[Figure scripts]
· · · · · · ·

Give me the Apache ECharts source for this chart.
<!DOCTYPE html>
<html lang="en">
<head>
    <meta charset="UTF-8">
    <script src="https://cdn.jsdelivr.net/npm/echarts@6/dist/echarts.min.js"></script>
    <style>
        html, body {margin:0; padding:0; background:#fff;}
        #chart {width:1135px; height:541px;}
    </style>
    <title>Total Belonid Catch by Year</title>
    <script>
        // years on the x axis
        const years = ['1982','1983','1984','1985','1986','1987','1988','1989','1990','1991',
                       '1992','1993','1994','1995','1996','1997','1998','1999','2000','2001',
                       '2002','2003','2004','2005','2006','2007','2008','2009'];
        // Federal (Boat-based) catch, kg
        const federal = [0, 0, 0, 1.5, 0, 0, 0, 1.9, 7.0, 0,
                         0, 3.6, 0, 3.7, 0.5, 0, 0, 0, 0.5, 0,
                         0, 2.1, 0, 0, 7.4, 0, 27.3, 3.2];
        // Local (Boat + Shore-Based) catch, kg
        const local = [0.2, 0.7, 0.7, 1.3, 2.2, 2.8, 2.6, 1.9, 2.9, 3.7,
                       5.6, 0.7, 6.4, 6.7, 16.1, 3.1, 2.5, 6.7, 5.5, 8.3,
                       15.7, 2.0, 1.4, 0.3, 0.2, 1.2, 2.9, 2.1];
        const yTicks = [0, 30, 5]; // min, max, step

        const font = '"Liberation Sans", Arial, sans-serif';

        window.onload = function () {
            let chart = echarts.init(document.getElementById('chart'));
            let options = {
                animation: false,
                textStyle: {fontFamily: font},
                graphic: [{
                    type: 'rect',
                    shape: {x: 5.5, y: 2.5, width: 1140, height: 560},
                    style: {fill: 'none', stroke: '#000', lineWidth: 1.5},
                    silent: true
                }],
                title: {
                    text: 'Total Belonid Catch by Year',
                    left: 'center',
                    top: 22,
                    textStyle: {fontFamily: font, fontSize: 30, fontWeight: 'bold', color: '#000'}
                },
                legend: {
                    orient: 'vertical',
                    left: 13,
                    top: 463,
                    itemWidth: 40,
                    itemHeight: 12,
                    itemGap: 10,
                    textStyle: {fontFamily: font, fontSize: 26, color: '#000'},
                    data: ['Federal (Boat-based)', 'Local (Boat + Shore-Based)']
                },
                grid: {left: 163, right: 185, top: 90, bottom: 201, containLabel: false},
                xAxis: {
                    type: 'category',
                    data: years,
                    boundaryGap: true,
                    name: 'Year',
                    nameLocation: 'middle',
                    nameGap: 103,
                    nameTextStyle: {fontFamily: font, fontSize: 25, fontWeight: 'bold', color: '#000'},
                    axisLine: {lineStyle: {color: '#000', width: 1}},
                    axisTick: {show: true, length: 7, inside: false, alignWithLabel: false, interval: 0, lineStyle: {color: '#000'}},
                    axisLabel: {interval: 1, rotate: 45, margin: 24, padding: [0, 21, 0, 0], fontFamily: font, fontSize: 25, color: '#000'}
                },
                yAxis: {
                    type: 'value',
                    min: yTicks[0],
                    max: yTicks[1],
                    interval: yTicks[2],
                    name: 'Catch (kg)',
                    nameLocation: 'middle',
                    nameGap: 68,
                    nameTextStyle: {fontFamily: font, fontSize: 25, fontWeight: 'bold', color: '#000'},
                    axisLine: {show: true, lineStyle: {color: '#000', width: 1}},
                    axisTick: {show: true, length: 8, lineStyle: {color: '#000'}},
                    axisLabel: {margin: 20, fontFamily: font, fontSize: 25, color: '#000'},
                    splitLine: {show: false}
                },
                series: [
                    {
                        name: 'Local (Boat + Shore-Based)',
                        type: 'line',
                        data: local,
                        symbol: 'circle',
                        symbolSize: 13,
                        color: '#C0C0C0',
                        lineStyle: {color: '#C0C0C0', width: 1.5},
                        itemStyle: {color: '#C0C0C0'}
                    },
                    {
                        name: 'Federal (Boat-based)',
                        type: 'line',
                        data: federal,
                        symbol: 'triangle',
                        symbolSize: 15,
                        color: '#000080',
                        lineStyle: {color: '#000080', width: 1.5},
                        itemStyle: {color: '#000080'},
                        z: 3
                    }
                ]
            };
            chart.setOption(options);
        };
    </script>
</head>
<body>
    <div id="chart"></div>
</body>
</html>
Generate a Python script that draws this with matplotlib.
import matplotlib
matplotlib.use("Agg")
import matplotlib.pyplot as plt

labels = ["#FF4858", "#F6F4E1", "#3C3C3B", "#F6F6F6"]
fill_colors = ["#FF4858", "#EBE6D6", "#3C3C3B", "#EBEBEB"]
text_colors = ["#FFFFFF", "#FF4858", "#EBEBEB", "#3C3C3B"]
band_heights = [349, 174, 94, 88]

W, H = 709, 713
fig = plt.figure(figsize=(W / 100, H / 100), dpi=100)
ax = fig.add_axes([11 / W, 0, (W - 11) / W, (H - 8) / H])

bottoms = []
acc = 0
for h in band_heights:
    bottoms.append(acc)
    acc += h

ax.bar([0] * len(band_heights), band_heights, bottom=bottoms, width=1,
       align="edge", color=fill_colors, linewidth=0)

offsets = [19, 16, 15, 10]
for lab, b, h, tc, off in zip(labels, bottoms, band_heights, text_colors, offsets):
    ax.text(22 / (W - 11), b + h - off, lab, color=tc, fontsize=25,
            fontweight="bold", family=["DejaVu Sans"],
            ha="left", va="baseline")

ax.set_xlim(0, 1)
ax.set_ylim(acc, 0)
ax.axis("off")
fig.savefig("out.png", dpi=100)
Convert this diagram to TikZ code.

· · · · · · ·

TASK INSTRUCTIONS → Quote exactly the lines running from the line with "Generate a Python" through the line with "band_heights = [349, 174, 94, 88]", both ends included, and nothing more.

ANSWER TO THE PROBLEM →
Generate a Python script that draws this with matplotlib.
import matplotlib
matplotlib.use("Agg")
import matplotlib.pyplot as plt

labels = ["#FF4858", "#F6F4E1", "#3C3C3B", "#F6F6F6"]
fill_colors = ["#FF4858", "#EBE6D6", "#3C3C3B", "#EBEBEB"]
text_colors = ["#FFFFFF", "#FF4858", "#EBEBEB", "#3C3C3B"]
band_heights = [349, 174, 94, 88]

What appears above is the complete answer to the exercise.